In the Swiss mortgage system, at least 20% equity is required, of which 10% must come from “hard” savings, while the remaining portion may also partly come from the second pillar. Banks do not calculate using the current interest rate, but with a theoretical 5% interest rate, which is why a loan often requires a much higher income than the actual monthly repayment would suggest.

Key Takeaways

  • Request a preliminary mortgage offer before you start looking for property, because it shows the realistically available loan amount and conditions.
  • Make sure your equity is at least 20%, and that at least 10% of it does not come from pension fund assets.
  • Expect the bank to assess affordability using a calculated 5% interest rate, not the actual market rate.
  • Compare fixed-rate, variable-rate, and SARON-based structures, because the interest-rate environment and your risk tolerance are decisive.
  • Check the property’s energy efficiency and the cantonal requirements, because these can affect both mortgage eligibility and the interest rate.
  • Prepare documents proving the origin of your equity and income, especially if assets in Hungary are involved.

Frequently Asked Questions

How much equity is required for a Swiss mortgage?

In general, at least 20% of the property purchase price must be covered by your own funds.
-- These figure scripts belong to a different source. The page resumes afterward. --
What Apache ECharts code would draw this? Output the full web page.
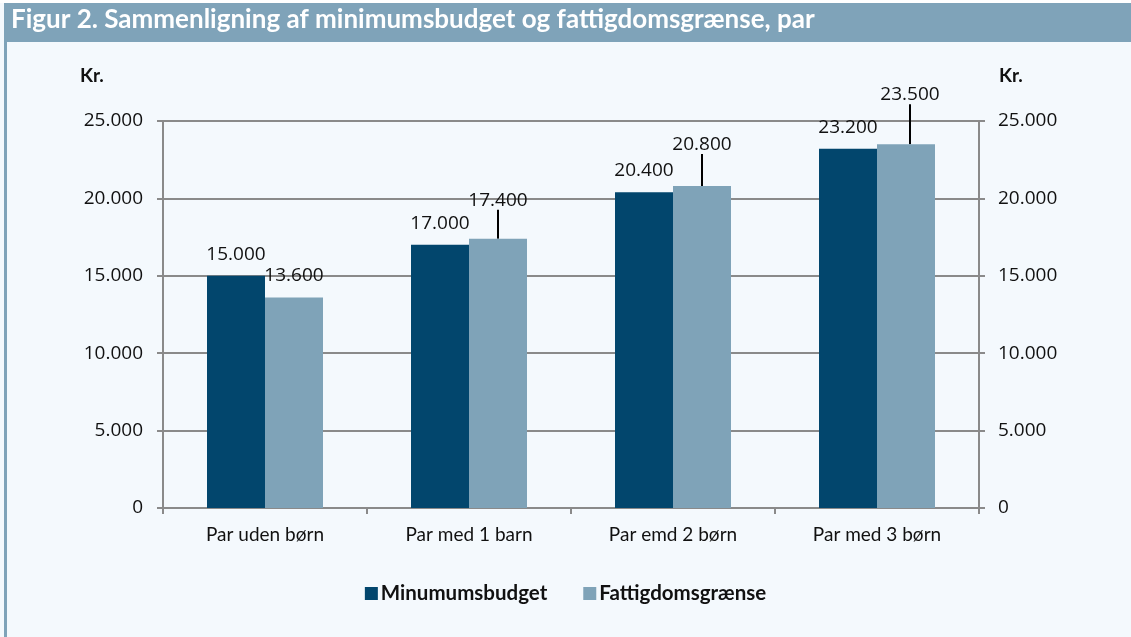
<!DOCTYPE html>
<html><head><meta charset="utf-8">
<script src="https://cdn.jsdelivr.net/npm/echarts@6/dist/echarts.min.js"></script>
<style>html,body{margin:0;padding:0;background:#fff}#c{width:1131px;height:637px}</style>
</head><body><div id="c"></div>
<script>
const title = 'Figur 2. Sammenligning af minimumsbudget og fattigdomsgrænse, par';
const categories = ['Par uden børn', 'Par med 1 barn', 'Par emd 2 børn', 'Par med 3 børn'];
const seriesNames = ['Minumumsbudget', 'Fattigdomsgrænse'];
const minimumsbudget = [15000, 17000, 20400, 23200];
const fattigdomsgraense = [13600, 17400, 20800, 23500];
const yTicks = [0, 5000, 10000, 15000, 20000, 25000];

// label displacement (style only) for the light series
const lightLabelShift = [[0, 0], [0, -17], [0, -20], [4, -28]];

const fmt = v => String(v).replace(/\B(?=(\d{3})+(?!\d))/g, '.');
const axisLbl = {fontFamily: 'Open Sans', fontSize: 19, color: '#111'};

const chart = echarts.init(document.getElementById('c'));
chart.setOption({
  backgroundColor: '#F4F9FD',
  animation: false,
  graphic: [
    {type: 'rect', shape: {x: 0, y: 0, width: 1131, height: 3}, style: {fill: '#ffffff'}},
    {type: 'rect', shape: {x: 4, y: 3, width: 1127, height: 39}, style: {fill: '#7FA3B9'}},
    {type: 'rect', shape: {x: 4, y: 42, width: 3, height: 595}, style: {fill: '#7FA3B9'}},
    {type: 'text', left: 11, top: 7, style: {text: title, font: 'bold 26px Lato', fill: '#ffffff'}},
    {type: 'text', left: 80, top: 66, style: {text: 'Kr.', font: 'bold 19px Lato', fill: '#111'}},
    {type: 'text', left: 999, top: 66, style: {text: 'Kr.', font: 'bold 19px Lato', fill: '#111'}}
  ],
  grid: {left: 163, right: 152, top: 121, bottom: 129},
  legend: {
    bottom: 28, left: 'center', itemGap: 36,
    itemWidth: 13, itemHeight: 13, icon: 'rect',
    textStyle: {fontFamily: 'Lato', fontWeight: 'bold', fontSize: 20.5, color: '#111', padding: [0, 0, 0, -2]},
    data: seriesNames
  },
  xAxis: {
    type: 'category', data: categories,
    axisLine: {lineStyle: {color: '#8a8a8a', width: 2}},
    axisTick: {show: true, length: 6, lineStyle: {color: '#8a8a8a', width: 2}},
    axisLabel: {fontFamily: 'Lato', fontSize: 19, color: '#111', margin: 17}
  },
  yAxis: [
    {
      type: 'value', min: yTicks[0], max: yTicks[yTicks.length - 1], interval: 5000,
      axisLine: {show: true, lineStyle: {color: '#8a8a8a', width: 2}},
      axisTick: {show: true, length: 6, lineStyle: {color: '#8a8a8a', width: 2}},
      splitLine: {lineStyle: {color: '#8a8a8a', width: 2}},
      axisLabel: Object.assign({formatter: fmt, margin: 20}, axisLbl)
    },
    {
      type: 'value', position: 'right', min: yTicks[0], max: yTicks[yTicks.length - 1], interval: 5000,
      axisLine: {show: true, lineStyle: {color: '#8a8a8a', width: 2}},
      axisTick: {show: true, length: 6, lineStyle: {color: '#8a8a8a', width: 2}},
      splitLine: {show: false},
      axisLabel: Object.assign({formatter: fmt, margin: 19}, axisLbl)
    }
  ],
  series: [
    {
      name: seriesNames[0], type: 'bar', data: minimumsbudget, barWidth: 58, barGap: '0%',
      itemStyle: {color: '#02466D'},
      label: {show: true, position: 'top', distance: 12, formatter: p => fmt(p.value),
              fontFamily: 'Open Sans', fontSize: 19, color: '#111'}
    },
    {
      name: seriesNames[1], type: 'bar', barWidth: 58,
      data: fattigdomsgraense.map((v, i) => ({
        value: v,
        labelLine: {show: !!(lightLabelShift[i][0] || lightLabelShift[i][1])}
      })),
      itemStyle: {color: '#7FA3B8'},
      label: {show: true, position: 'top', distance: 12, formatter: p => fmt(p.value),
              fontFamily: 'Open Sans', fontSize: 19, color: '#111'},
      labelLine: {show: true, lineStyle: {color: '#000', width: 2}},
      labelLayout: p => {
        const s = lightLabelShift[p.dataIndex];
        return (s[0] || s[1]) ? {dx: s[0], dy: s[1]} : {};
      }
    }
  ]
});
</script></body></html>
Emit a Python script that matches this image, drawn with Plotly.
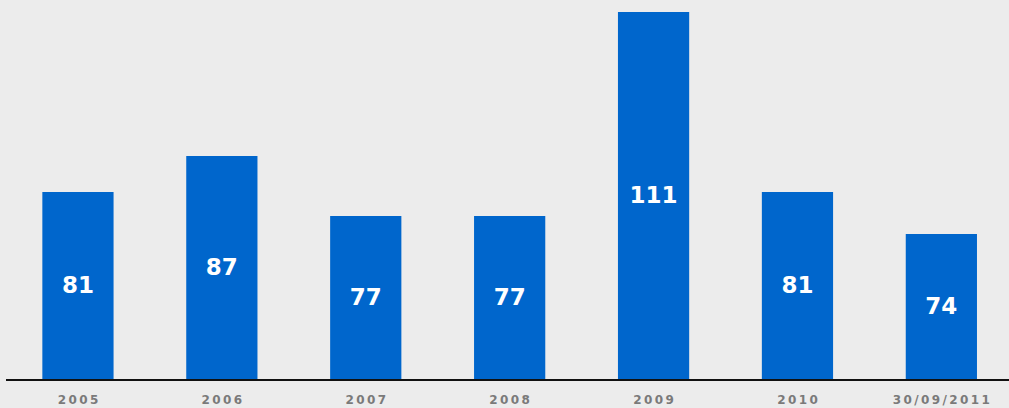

Of this, at least 10% must come from “hard” savings, such as cash, securities, inheritance, or a gift. The remaining portion may, under certain conditions, also be covered from the second pillar.
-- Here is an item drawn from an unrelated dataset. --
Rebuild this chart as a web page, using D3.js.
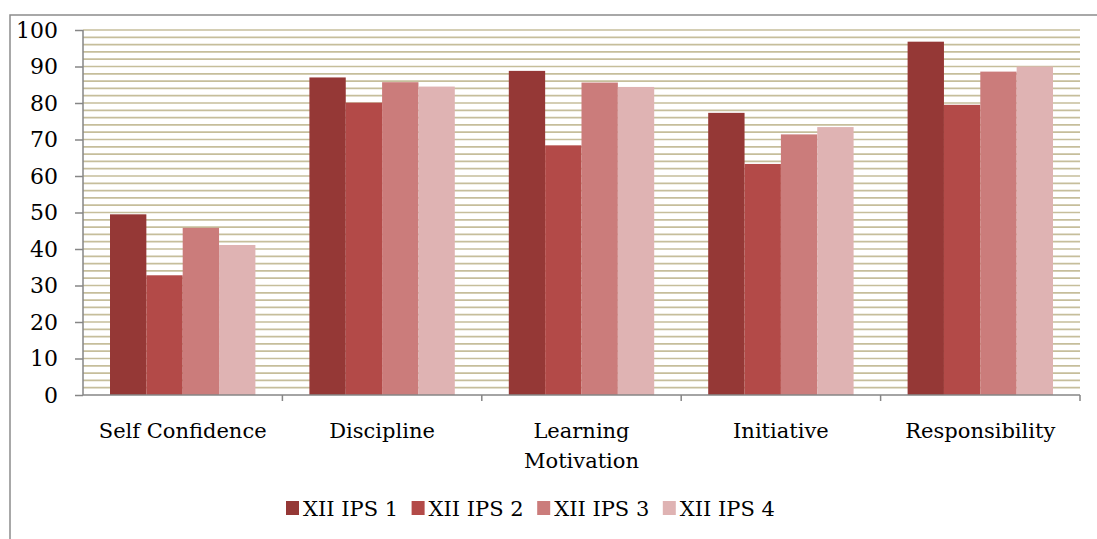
<!DOCTYPE html>
<html>
<head>
<meta charset="utf-8">
<script src="https://cdn.jsdelivr.net/npm/d3@7"></script>
<style>
  body { margin: 0; background: #fff; }
  text { font-family: "DejaVu Serif", serif; fill: #000; }
</style>
</head>
<body>
<svg id="chart" width="1097" height="539"></svg>
<script>
// chart data
var categories = ["Self Confidence", "Discipline", "Learning Motivation", "Initiative", "Responsibility"];
var seriesNames = ["XII IPS 1", "XII IPS 2", "XII IPS 3", "XII IPS 4"];
var ips1 = [49.5, 87.0, 88.8, 77.3, 96.8];
var ips2 = [32.8, 80.1, 68.4, 63.3, 79.5];
var ips3 = [45.8, 85.7, 85.6, 71.4, 88.6];
var ips4 = [41.1, 84.5, 84.4, 73.4, 90.0];
var yTicks = [0, 10, 20, 30, 40, 50, 60, 70, 80, 90, 100];

var seriesValues = [ips1, ips2, ips3, ips4];
var colors = ["#953836", "#b34a48", "#cb7c7b", "#dfb3b3"];

var margin = {top: 30, left: 83, right: 17, bottom: 144};
var svg = d3.select("#chart");
var width = 1097 - margin.left - margin.right,
    height = 539 - margin.top - margin.bottom;

// outer frame (only top and left edges show)
svg.append("path")
    .attr("d", "M10,539 V15 H1097")
    .attr("fill", "none")
    .attr("stroke", "#8c8c8c")
    .attr("stroke-width", 1.5);

var g = svg.append("g")
    .attr("transform", "translate(" + margin.left + "," + margin.top + ")");

var x = d3.scaleBand().domain(categories).range([0, width]).padding(0);
var inner = d3.scaleBand().domain(d3.range(seriesNames.length))
    .range([27, x.bandwidth() - 27]).padding(0);
var y = d3.scaleLinear().domain([0, 100]).range([height, 0]);

// gridlines every 2 units
g.append("g").selectAll("line")
    .data(d3.range(2, 101, 2))
    .enter().append("line")
    .attr("x1", 0).attr("x2", width)
    .attr("y1", function(d) { return y(d); })
    .attr("y2", function(d) { return y(d); })
    .attr("stroke", "#c6be9b")
    .attr("stroke-width", 1.7);

// bars
var rows = categories.map(function(c, i) {
    return seriesValues.map(function(s, j) { return {cat: c, k: j, v: s[i]}; });
});
g.append("g").selectAll("g")
    .data(rows)
    .enter().append("g")
    .attr("transform", function(d) { return "translate(" + x(d[0].cat) + ",0)"; })
    .selectAll("rect")
    .data(function(d) { return d; })
    .enter().append("rect")
    .attr("x", function(d) { return inner(d.k); })
    .attr("y", function(d) { return y(d.v); })
    .attr("width", inner.bandwidth())
    .attr("height", function(d) { return height - y(d.v); })
    .attr("fill", function(d) { return colors[d.k]; });

// y axis
var yAxis = g.append("g")
    .call(d3.axisLeft(y).tickValues(yTicks).tickSize(8).tickPadding(17))
    .call(function(a) { a.select(".domain").attr("d", "M0," + y(100) + "V" + y(0)); });
yAxis.selectAll("line, path").attr("stroke", "#868686").attr("stroke-width", 1.5);
yAxis.selectAll("text").attr("font-size", 22).attr("fill", "#000");

// x axis with ticks at band edges
var xa = g.append("g").attr("transform", "translate(0," + height + ")");
xa.append("line").attr("x1", 0).attr("x2", width)
    .attr("stroke", "#868686").attr("stroke-width", 1.5);
xa.selectAll(".tk")
    .data(categories.slice(1).concat(["end"]))
    .enter().append("line")
    .attr("x1", function(d, i) { return d === "end" ? width : x(d); })
    .attr("x2", function(d, i) { return d === "end" ? width : x(d); })
    .attr("y1", 0).attr("y2", 6)
    .attr("stroke", "#868686").attr("stroke-width", 1.5);

var labels = {"Learning Motivation": ["Learning", "Motivation"]};
xa.selectAll(".lbl")
    .data(categories)
    .enter().append("text")
    .attr("text-anchor", "middle")
    .attr("font-size", 21)
    .attr("x", function(d) { return x(d) + x.bandwidth() / 2; })
    .attr("y", 43)
    .each(function(d) {
        var lines = labels[d] || [d];
        var t = d3.select(this);
        lines.forEach(function(l, i) {
            t.append("tspan")
                .attr("x", x(d) + x.bandwidth() / 2)
                .attr("dy", i === 0 ? 0 : 30)
                .text(l);
        });
    });

// legend
var legend = svg.append("g").attr("transform", "translate(286,501)");
var item = legend.selectAll("g")
    .data(seriesNames)
    .enter().append("g")
    .attr("transform", function(d, i) { return "translate(" + (i * 125.6) + ",0)"; });
item.append("rect")
    .attr("width", 13).attr("height", 14)
    .attr("fill", function(d, i) { return colors[i]; });
item.append("text")
    .attr("x", 17).attr("y", 15)
    .attr("font-size", 21)
    .text(function(d) { return d; });
</script>
</body>
</html>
Can savings or property in Hungary be used as part of the equity?

In principle, yes, but the Swiss bank will require detailed documentation on the origin of the funds. If assets in Hungary are involved, you should expect translations, supporting documents, and in some cases notarised certification as well. For the bank, proof of origin is a key issue.

What is the difference between the first and second mortgage?

The first mortgage covers up to 66.67% of the property’s value and is the cheaper, lower-risk portion. The second mortgage applies to the range between 66.67% and 80%, carries a higher interest rate, and must be amortised, typically within 15 years or at the latest by retirement age.

Why is a higher income needed for a Swiss mortgage than the monthly repayment would suggest?

Because the bank does not calculate with the actual market interest rate, but with a theoretical 5% rate. It then adds amortisation and maintenance costs, and checks whether this annual burden exceeds 33% of gross income, or 35% at some banks.

Which interest model is the safest: fixed, variable, or SARON?

A fixed rate is more predictable because it remains unchanged until the end of the term, but early termination can be expensive. A SARON-based structure is more flexible, but it carries interest-rate risk, while a variable rate follows market movements. The choice depends on the interest-rate environment and your risk tolerance.

What tax advantage does a Swiss mortgage have?

Mortgage interest is deductible from income tax, which is one of the main reasons many people do not rush to repay the loan in full. At the same time, for owner-occupied property, the imputed rental value (Eigenmietwert) is also taxed, which offsets the benefit of the interest deduction.

What documents does the bank request for a mortgage application?

Typically, the bank asks for the last 2–3 years of tax returns and tax authority assessments, current salary certificates, proof of the origin of your equity, and the property purchase documents. The bank may also prepare its own valuation or accept an accredited appraisal.